I had hit a trend of beautiful but emotionally draining books in the first half of this year. There were so many wonderful works coming out about war-torn countries and tragic family sagas that I felt I couldn’t let pass me by. However, they left me in quite a lurch when it came to something to take on my beach house vacation for the Fourth of July. Then a friend passed me LESS by Andrew Sean Greer, and it felt like such a welcome warm breeze into my stuffy mind. The story of an English professor who sets off on a journey to accept every speaking invitation he can find in order to skip town for his ex-lover’s imminent wedding had me seated in my lounge chair with a smile on my face, and my fellow housemates properly ignored me for hours. The language and quick with of LESS will charm any reader who is both young and young at heart. It gave me hope, laughter, and certainly lifted me from the funk of the world for the short time that we were together. I wouldn’t have changed a thing. —Stu
A gorgeous graphic novel that explores the interconnectedness of loss, impermanence, and ruin, IMAGINE WANTING ONLY THIS is a book that makes me stop in my tracks and regard the current moment (that elusive thing) and savor it for the fleeting vessel it is, and consider: imagine wanting only this. —Nikki
This year, I was blown away by this wrenching, brave, important memoir. Chessy Prout shares the story of her sexual assault by a classmate during her freshman year at a prestigious boarding school, her fight for justice, and the decision, in the face of backlash from the community, to shed her anonymity in the hopes of helping other survivors. I am so thankful for her strong, courageous voice that holds a magnifying glass up to our society, and her advocacy gives me hope for the future. —Sarah Jane
There’s an incorrect stereotype that science fiction appeals only to boys. That never made sense to me, since our modern conception of sci-fi was all but invented by a teenage girl. I shudder to think how colorless the world would be without Mary Shelley’s masterpiece, FRANKENSTEIN. I’ll always be thankful that Lord Byron came up with a ghost story challenge to pass the time in 1816 and that Mary thoroughly won with her unforgettable tale of death, science, and morality. Ever since I was a little girl, I have found Mary Shelley and her classic novel inspirational, and it has encouraged me and countless others to fall in love with the science fiction and horror genres. —Kerry
One of my favorite things about the Jurassic Park franchise is that it raises such provocative questions about the ethics of science and creation, a la Dr. Ian Malcolm’s observation that “your scientists were so preoccupied with whether or not they could [create dinosaurs] that they didn’t stop to think if they should.” Mary Shelley’s masterpiece of scientific horror also explores this moral quandary.
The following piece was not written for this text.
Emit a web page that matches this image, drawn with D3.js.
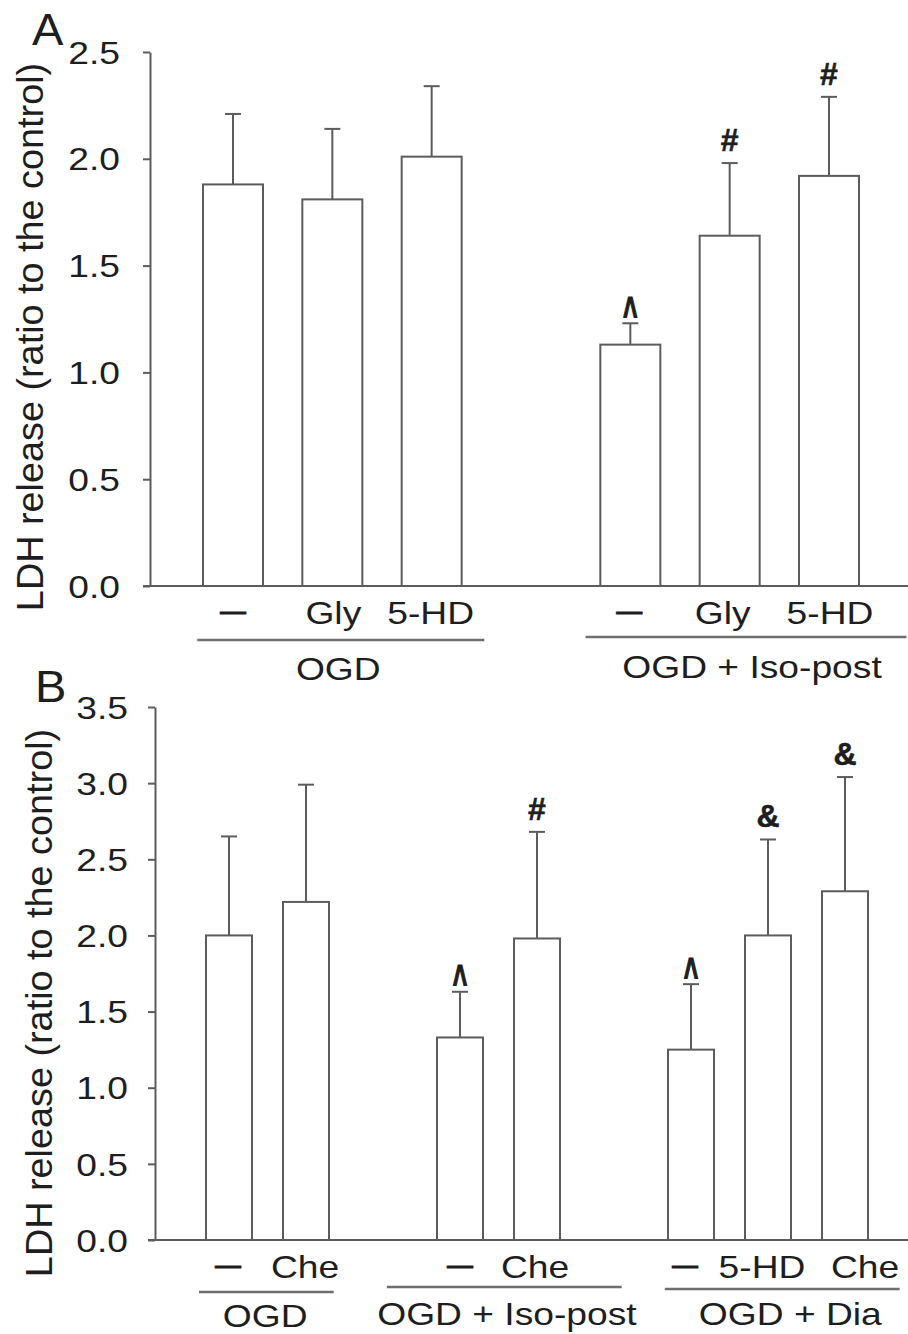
<!DOCTYPE html>
<html>
<head>
<meta charset="utf-8">
<script src="https://cdn.jsdelivr.net/npm/d3@7"></script>
<style>
  html, body { margin: 0; padding: 0; background: #fff; }
  svg { display: block; }
  text { font-family: "Liberation Sans", Arial, sans-serif; fill: #1e1e1e; }
</style>
</head>
<body>
<svg id="chart" width="908" height="1334"></svg>
<script>
// ---------- Panel A data ----------
const A_labels = ["—", "Gly", "5-HD", "—", "Gly", "5-HD"];
const A_slots  = [0, 1, 2, 4, 5, 6];
const A_means  = [1.88, 1.81, 2.01, 1.13, 1.64, 1.92];
const A_sd     = [0.33, 0.33, 0.33, 0.10, 0.34, 0.37];
const A_marks  = ["", "", "", "^", "#", "#"];
const A_groups = ["OGD", "OGD + Iso-post"];
const A_ticks  = [0, 0.5, 1.0, 1.5, 2.0, 2.5];

// ---------- Panel B data ----------
const B_labels = ["—", "Che", "—", "Che", "—", "5-HD", "Che"];
const B_slots  = [0, 1, 3, 4, 6, 7, 8];
const B_means  = [2.00, 2.22, 1.33, 1.98, 1.25, 2.00, 2.29];
const B_sd     = [0.65, 0.77, 0.30, 0.70, 0.43, 0.63, 0.75];
const B_marks  = ["", "", "^", "#", "^", "&", "&"];
const B_groups = ["OGD", "OGD + Iso-post", "OGD + Dia"];
const B_ticks  = [0, 0.5, 1.0, 1.5, 2.0, 2.5, 3.0, 3.5];

const yTitle = "LDH release (ratio to the control)";

// ---------- layout (styling, not data) ----------
const layoutA = {
  letter: "A", letterPos: [32, 45],
  xSlot: [0, 6], xPx: [233, 829],
  yPx: [586, 52], yMax: 2.5,
  axisX: 150, barW: 60, baseEnd: 908,
  tickGap: 30,
  ylab: [43, 337],
  catY: 624, catDx: [0, 1, -1, -1, -7, 1],
  groupLine: [[-0.36, 2.53, 640], [3.55, 6.78, 637]],
  groupLab: [[1.06, 680], [5.225, 678]]
};
const layoutB = {
  letter: "B", letterPos: [35, 702],
  xSlot: [0, 8], xPx: [229, 845],
  yPx: [1240, 707], yMax: 3.5,
  axisX: 155, barW: 46, baseEnd: 908,
  tickGap: 27,
  ylab: [52, 1003],
  catY: 1278, catDx: [-1, -1, 0, -2, -6, -6, 20],
  groupLine: [[-0.39, 1.36, 1292], [2.05, 5.1, 1287], [5.66, 8.71, 1289]],
  groupLab: [[0.47, 1327], [3.61, 1325], [7.29, 1325]]
};

const STROKE = "#5c5c5c";
const svg = d3.select("#chart");
const FS = 31, SX = 1.2;

function htext(g, x, y, s, opt = {}) {
  const sx = opt.sx ?? SX, sy = opt.sy ?? 1;
  const t = g.append("text")
    .attr("transform", `translate(${x},${y}) scale(${sx},${sy})`)
    .attr("text-anchor", opt.anchor ?? "middle")
    .style("font-size", (opt.fs ?? FS) + "px")
    .style("font-weight", opt.bold ? "bold" : null)
    .text(s);
  if (opt.outline) t.attr("stroke", "#1e1e1e").attr("stroke-width", opt.outline);
  return t;
}

function drawPanel(L, labels, slots, means, sds, marks, groups, ticks) {
  const g = svg.append("g");
  const x = d3.scaleLinear().domain(L.xSlot).range(L.xPx);
  const y = d3.scaleLinear().domain([0, L.yMax]).range(L.yPx);

  // baseline
  g.append("line")
    .attr("x1", L.axisX - 7).attr("x2", L.baseEnd)
    .attr("y1", y(0)).attr("y2", y(0))
    .attr("stroke", STROKE).attr("stroke-width", 2);

  // y axis
  const ax = g.append("g").attr("transform", `translate(${L.axisX},0)`)
    .call(d3.axisLeft(y).tickValues(ticks).tickSize(7).tickSizeOuter(0)
      .tickFormat(d3.format(".1f")));
  ax.select(".domain").attr("stroke", STROKE).attr("stroke-width", 2);
  ax.selectAll(".tick line").attr("stroke", STROKE).attr("stroke-width", 2);
  ax.selectAll(".tick text")
    .attr("x", 0).attr("dy", "0.36em")
    .attr("transform", `translate(${-L.tickGap},0) scale(${SX},1)`)
    .attr("text-anchor", "end")
    .attr("fill", "#1e1e1e")
    .style("font-size", FS + "px")
    .style("font-family", '"Liberation Sans", Arial, sans-serif');

  const data = means.map((m, i) => ({ m, sd: sds[i], s: slots[i], lab: labels[i], mark: marks[i], i }));

  // error bars (upper only)
  g.selectAll(".err").data(data).enter().append("line")
    .attr("x1", d => x(d.s)).attr("x2", d => x(d.s))
    .attr("y1", d => y(d.m)).attr("y2", d => y(d.m + d.sd))
    .attr("stroke", STROKE).attr("stroke-width", 2);
  g.selectAll(".cap").data(data).enter().append("line")
    .attr("x1", d => x(d.s) - 8).attr("x2", d => x(d.s) + 8)
    .attr("y1", d => y(d.m + d.sd)).attr("y2", d => y(d.m + d.sd))
    .attr("stroke", STROKE).attr("stroke-width", 2);

  // bars
  g.selectAll(".bar").data(data).enter().append("rect")
    .attr("x", d => x(d.s) - L.barW / 2)
    .attr("width", L.barW)
    .attr("y", d => y(d.m))
    .attr("height", d => y(0) - y(d.m))
    .attr("fill", "#fff")
    .attr("stroke", STROKE).attr("stroke-width", 2);

  // significance marks
  data.forEach(d => {
    if (!d.mark) return;
    const top = y(d.m + d.sd);
    if (d.mark === "^") {
      htext(g, x(d.s), top - 10 + 0.33 * 30 * 1.45, "^", { fs: 30, bold: true, sx: 0.8, sy: 1.45, outline: 1.3 });
    } else {
      htext(g, x(d.s), top - 12, d.mark, { fs: 32, bold: true, sx: 1, outline: 0.6 });
    }
  });

  // category labels
  data.forEach(d => {
    if (d.lab === "—") {
      htext(g, x(d.s) + L.catDx[d.i], L.catY - 3, "—", { sx: 0.84, outline: 0.8 });
    } else {
      htext(g, x(d.s) + L.catDx[d.i], L.catY, d.lab);
    }
  });

  // group underlines and labels
  groups.forEach((name, k) => {
    const [a, b, ly] = L.groupLine[k];
    g.append("line")
      .attr("x1", x(a)).attr("x2", x(b)).attr("y1", ly).attr("y2", ly)
      .attr("stroke", "#6e6e6e").attr("stroke-width", 2.5);
    const [c, ty] = L.groupLab[k];
    htext(g, x(c), ty, name);
  });

  // y title
  g.append("text")
    .attr("transform", `translate(${L.ylab[0]},${L.ylab[1]}) rotate(-90) scale(1.05,1)`)
    .attr("text-anchor", "middle")
    .style("font-size", "36px")
    .text(yTitle);

  // panel letter
  htext(g, L.letterPos[0], L.letterPos[1], L.letter, { fs: 44, sx: 1.07, anchor: "start" });
}

drawPanel(layoutA, A_labels, A_slots, A_means, A_sd, A_marks, A_groups, A_ticks);
drawPanel(layoutB, B_labels, B_slots, B_means, B_sd, B_marks, B_groups, B_ticks);
</script>
</body>
</html>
The first book I read this year was Gabrielle Union's WE'RE GOING TO NEED MORE WINE, and 11 months later, I'm still referencing the life lessons I gleaned from her essays. Reading WINE is like catching up with an old friend—sharing our thoughts on the pop culture or the political climate; comparing notes on microaggressions and natural hair woes; and delving into nitty-gritty details of our past loves, hurts, and joys. A big sister in book form, WE'RE GOING TO NEED MORE WINE is one of those books I can always turn to when life gets confusing and I need some perspective. —Tolani
This year has been, well, a lot—and I’ve found that the best way to deal with it is to confront it through books. As a reader of nonfiction, I’m always thankful for smart and incisive writers who are doing up-to-the-minute work that comments on the way we’re living now. No one does that better than Rebecca Traister. GOOD AND MAD is both a history and commentary, surveying the radical and revolutionary power of women’s anger in America, from suffrage and civil rights to Title IX and the 2016 election. No matter your political position, it’s a vital, thought-provoking, and perspective-shifting work that I think people will be looking to for years to come, and I’m so grateful it exists. —Julianna
I don’t think it’s too outlandish to say I’ve never connected with a book in the same way I have with THE BOOK OF DISQUIET by Fernando Pessoa. His framing of daily life, infused with poignant observations and equally blunt realities, has shown me that it’s okay to think or state or feel without having answers. Even better is the fact that it’s not a book that has to be read from cover to cover; you can dig into it whenever you need, skipping to the sections that most speak to you in that moment. —Sarah
I can’t explain the path this small piece of philosophy has led me down without telling you the tiniest bit about me. Here it goes: I am a people pleaser. I know this. Everyone knows this. It’s fine. But my biggest problem is that the people pleasing makes me feel small, and Adler’s philosophies somehow emboldened me to not only feel big but to ask to be seen and treated that way. I keep telling myself that I need to reread this book, but honestly, it’s kind of like THE LIFE CHANGING MAGIC OF TIDYING UP—you don’t remember why you’re supposed to feel joy, or that thing about donating, but you do remember that you’re supposed to clean one room at a time, and that changes your life in a substantial enough way. Thanks, COURAGE TO BE DISLIKED. I will attempt to keep having courage, but will more likely just continue to be slightly disliked, which I am totally okay with. Kind of. —Leora
I read THE BOOK OF UNKNOWN AMERICANS earlier this year, and it is the first novel that made me realize the power and importance of representation in literature. I’ve read plenty and have never come across characters that were so much like me: Panamanian, immigrants, and even had one of my last names. This story spoke to a large portion of an identity I’d never explored through fiction or seen presented for others to experience and understand. It’s a truly remarkable book that contains multitudes to show the extraordinary lengths families endure for a better life. I read it in one day, not intending to, but because the world within these pages was familiar, comforting, and emotionally gratifying. —Ana
THE BOOK OF UNKNOWN AMERICANS centers around the Rivera family as they journey to America from Mexico after their daughter, Maribel, is injured and in need of care. Once they arrive, Maribel attracts the attention (and affection) of one of their new neighbors. The love story that follows, intertwined with the stories of men and women who have come to the United States from all over Latin America, has profound repercussions for everyone involved.